BEGIN Material

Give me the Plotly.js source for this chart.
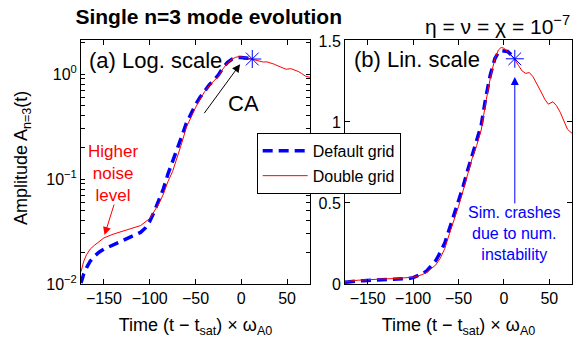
<!DOCTYPE html>
<html>
<head>
<meta charset="utf-8">
<script src="https://cdn.plot.ly/plotly-3.0.1.min.js"></script>
<style>html,body{margin:0;padding:0;background:#fff;}#chart{width:575px;height:345px;}</style>
</head>
<body>
<div id="chart"></div>
<script>
// Double grid (red, thin)
const tDouble = [-175, -172, -169, -165, -160, -155, -150, -140, -130, -120, -110, -100, -95, -90, -85, -80, -75, -70, -65, -60, -55, -50, -45, -40, -35, -30, -25, -20, -15, -10, -6, -3, 0, 4, 8, 12, 16, 20, 24, 28, 32, 36, 41, 45, 49, 54, 58, 62, 66, 70, 75];
const aDouble = [0.0131, 0.0165, 0.019, 0.0215, 0.0235, 0.0255, 0.0275, 0.0298, 0.0318, 0.0335, 0.036, 0.042, 0.049, 0.058, 0.072, 0.095, 0.118, 0.16, 0.22, 0.31, 0.39, 0.478, 0.575, 0.68, 0.775, 0.855, 0.95, 1.12, 1.27, 1.39, 1.445, 1.46, 1.455, 1.435, 1.41, 1.385, 1.35, 1.315, 1.30, 1.305, 1.28, 1.24, 1.185, 1.14, 1.11, 1.125, 1.10, 1.06, 1.01, 0.955, 0.93];
// Default grid (blue, dashed)
const tDefault = [-175, -172, -168, -165, -160, -155, -150, -140, -130, -120, -110, -105, -100, -95, -90, -85, -80, -75, -70, -65, -60, -55, -50, -45, -40, -35, -30, -25, -20, -15, -10, -6, -3, 0, 4, 8, 12];
const aDefault = [0.0102, 0.0125, 0.0148, 0.0165, 0.0185, 0.0202, 0.0215, 0.0236, 0.026, 0.0283, 0.031, 0.034, 0.0395, 0.049, 0.062, 0.081, 0.112, 0.145, 0.195, 0.255, 0.34, 0.425, 0.51, 0.60, 0.70, 0.79, 0.875, 0.98, 1.15, 1.29, 1.39, 1.43, 1.44, 1.44, 1.435, 1.415, 1.39];
// Crash point
const tCrash = [12];
const aCrash = [1.39];

const seriesNames = ['Default grid', 'Double grid'];
const xTickVals = [-150, -100, -50, 0, 50];
const xTickText = ['\u2212150', '\u2212100', '\u221250', '0', '50'];
const logTickVals = [0.01, 0.02, 0.03, 0.04, 0.05, 0.06, 0.07, 0.08, 0.09, 0.1, 0.2, 0.3, 0.4, 0.5, 0.6, 0.7, 0.8, 0.9, 1, 2];
const logTickText = ['10<sup>\u22122</sup>', '', '', '', '', '', '', '', '', '10<sup>\u22121</sup>', '', '', '', '', '', '', '', '', '10<sup>0</sup>', ''];
const linTickVals = [0, 0.5, 1, 1.5];

const FONT = 'Liberation Sans, Arial, sans-serif';
const BLUE = '#0000ff', RED = '#ff0000';

function traces(xa, ya, legend) {
  return [
    {x: tDefault, y: aDefault, xaxis: xa, yaxis: ya, type: 'scatter', mode: 'lines', name: seriesNames[0],
     legendgroup: 'g1', line: {color: BLUE, width: 3.5, dash: '10px,6px'}, showlegend: legend},
    {x: tDouble, y: aDouble, xaxis: xa, yaxis: ya, type: 'scatter', mode: 'lines', name: seriesNames[1],
     legendgroup: 'g2', line: {color: RED, width: 1}, showlegend: legend},
    {x: tCrash, y: aCrash, xaxis: xa, yaxis: ya, type: 'scatter', mode: 'markers', showlegend: false,
     marker: {symbol: 'asterisk-open', size: 15, color: BLUE, line: {color: BLUE, width: 1}}}
  ];
}

const data = [...traces('x', 'y', true), ...traces('x2', 'y2', false)];

const axCommon = {
  showline: true, linecolor: '#000', linewidth: 1, mirror: 'ticks',
  ticks: 'inside', ticklen: 5, tickcolor: '#000', showgrid: false, zeroline: false,
  tickfont: {family: FONT, size: 16, color: '#000'}
};
const xTitle = {text: 'Time (t \u2212 t<sub>sat</sub>) \u00d7 \u03c9<sub>A0</sub>', font: {family: FONT, size: 18, color: '#000'}, standoff: 12};

const layout = {
  width: 575, height: 345,
  margin: {l: 0, r: 0, t: 40, b: 61},
  paper_bgcolor: '#fff', plot_bgcolor: '#fff',
  font: {family: FONT, color: '#000'},
  title: {text: '<b>Single n=3 mode evolution</b>', font: {family: FONT, size: 21, color: '#000'},
          x: 0.363, xanchor: 'center', xref: 'paper', y: 0.951, yanchor: 'middle'},
  xaxis: Object.assign({}, axCommon, {domain: [0.1409, 0.5391], range: [-175, 75], tickvals: xTickVals,
     ticktext: xTickText, title: xTitle, anchor: 'y'}),
  yaxis: Object.assign({}, axCommon, {domain: [0, 1], type: 'log', range: [-2, 0.324], ticklen: 4,
     tickmode: 'array', tickvals: logTickVals, ticktext: logTickText, anchor: 'x'}),
  xaxis2: Object.assign({}, axCommon, {domain: [0.6, 0.9948], range: [-175, 75], tickvals: xTickVals,
     ticktext: xTickText, title: xTitle, anchor: 'y2'}),
  yaxis2: Object.assign({}, axCommon, {domain: [0, 1], range: [0, 1.506], tickvals: linTickVals, anchor: 'x2'}),
  legend: {x: 0.4464, y: 0.619, xanchor: 'left', yanchor: 'top', bgcolor: '#fff', bordercolor: '#000', borderwidth: 1,
           font: {family: FONT, size: 16, color: '#000'}, tracegroupgap: 1, itemwidth: 45},
  annotations: [
    {xref: 'paper', yref: 'paper', x: 22 / 575, y: 0.516, textangle: -90, text: 'Amplitude A<sub>n=3</sub>(t)',
     showarrow: false, xanchor: 'center', yanchor: 'middle', font: {family: FONT, size: 18, color: '#000'}},
    {xref: 'x', yref: 'y', x: -168, y: 0.133, text: '(a) Log. scale', showarrow: false, xanchor: 'left', yanchor: 'middle',
     font: {family: FONT, size: 22, color: '#000'}},
    {xref: 'x', yref: 'y', x: -1.3, y: 0.093, ax: -41.6, ay: -0.387, axref: 'x', ayref: 'y', text: '', showarrow: true,
     arrowhead: 2, arrowsize: 1.6, arrowwidth: 1, arrowcolor: '#000'},
    {xref: 'x', yref: 'y', x: 2.3, y: -0.279, text: 'CA', showarrow: false, font: {family: FONT, size: 22, color: '#000'}},
    {xref: 'x', yref: 'y', x: -140, y: -0.943, text: 'Higher<br>noise<br>level', showarrow: false,
     font: {family: FONT, size: 17, color: RED}},
    {xref: 'x', yref: 'y', x: -149.3, y: -1.533, ax: -138.4, ay: -1.229, axref: 'x', ayref: 'y', text: '', showarrow: true,
     arrowhead: 2, arrowsize: 1.6, arrowwidth: 1, arrowcolor: RED},
    {xref: 'x2', yref: 'y2', x: -167, y: 1.383, text: '(b) Lin. scale', showarrow: false, xanchor: 'left', yanchor: 'middle',
     font: {family: FONT, size: 22, color: '#000'}},
    {xref: 'x2', yref: 'y2', x: 12, y: 1.278, ax: 12, ay: 0.488, axref: 'x2', ayref: 'y2', text: '', showarrow: true,
     arrowhead: 2, arrowsize: 1.6, arrowwidth: 1, arrowcolor: BLUE},
    {xref: 'x2', yref: 'y2', x: 11, y: 0.309, text: 'Sim. crashes<br>due to num.<br>instability', showarrow: false,
     font: {family: FONT, size: 16, color: BLUE}},
    {xref: 'paper', yref: 'paper', x: 0.995, y: 1.0615, xanchor: 'right', yanchor: 'middle', showarrow: false,
     text: '\u03b7 = \u03bd = \u03c7 = 10<sup>\u22127</sup>', font: {family: FONT, size: 21, color: '#000'}}
  ]
};

Plotly.newPlot('chart', data, layout, {displayModeBar: false, staticPlot: true});
</script>
</body>
</html>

END Material

▶ What you should do
Leave the pictures out and please restate exactly the lines running from the start of the material through the one with "const aCrash = [1.39];".

▶ Response for this exercise
Give me the Plotly.js source for this chart.
<!DOCTYPE html>
<html>
<head>
<meta charset="utf-8">
<script src="https://cdn.plot.ly/plotly-3.0.1.min.js"></script>
<style>html,body{margin:0;padding:0;background:#fff;}#chart{width:575px;height:345px;}</style>
</head>
<body>
<div id="chart"></div>
<script>
// Double grid (red, thin)
const tDouble = [-175, -172, -169, -165, -160, -155, -150, -140, -130, -120, -110, -100, -95, -90, -85, -80, -75, -70, -65, -60, -55, -50, -45, -40, -35, -30, -25, -20, -15, -10, -6, -3, 0, 4, 8, 12, 16, 20, 24, 28, 32, 36, 41, 45, 49, 54, 58, 62, 66, 70, 75];
const aDouble = [0.0131, 0.0165, 0.019, 0.0215, 0.0235, 0.0255, 0.0275, 0.0298, 0.0318, 0.0335, 0.036, 0.042, 0.049, 0.058, 0.072, 0.095, 0.118, 0.16, 0.22, 0.31, 0.39, 0.478, 0.575, 0.68, 0.775, 0.855, 0.95, 1.12, 1.27, 1.39, 1.445, 1.46, 1.455, 1.435, 1.41, 1.385, 1.35, 1.315, 1.30, 1.305, 1.28, 1.24, 1.185, 1.14, 1.11, 1.125, 1.10, 1.06, 1.01, 0.955, 0.93];
// Default grid (blue, dashed)
const tDefault = [-175, -172, -168, -165, -160, -155, -150, -140, -130, -120, -110, -105, -100, -95, -90, -85, -80, -75, -70, -65, -60, -55, -50, -45, -40, -35, -30, -25, -20, -15, -10, -6, -3, 0, 4, 8, 12];
const aDefault = [0.0102, 0.0125, 0.0148, 0.0165, 0.0185, 0.0202, 0.0215, 0.0236, 0.026, 0.0283, 0.031, 0.034, 0.0395, 0.049, 0.062, 0.081, 0.112, 0.145, 0.195, 0.255, 0.34, 0.425, 0.51, 0.60, 0.70, 0.79, 0.875, 0.98, 1.15, 1.29, 1.39, 1.43, 1.44, 1.44, 1.435, 1.415, 1.39];
// Crash point
const tCrash = [12];
const aCrash = [1.39];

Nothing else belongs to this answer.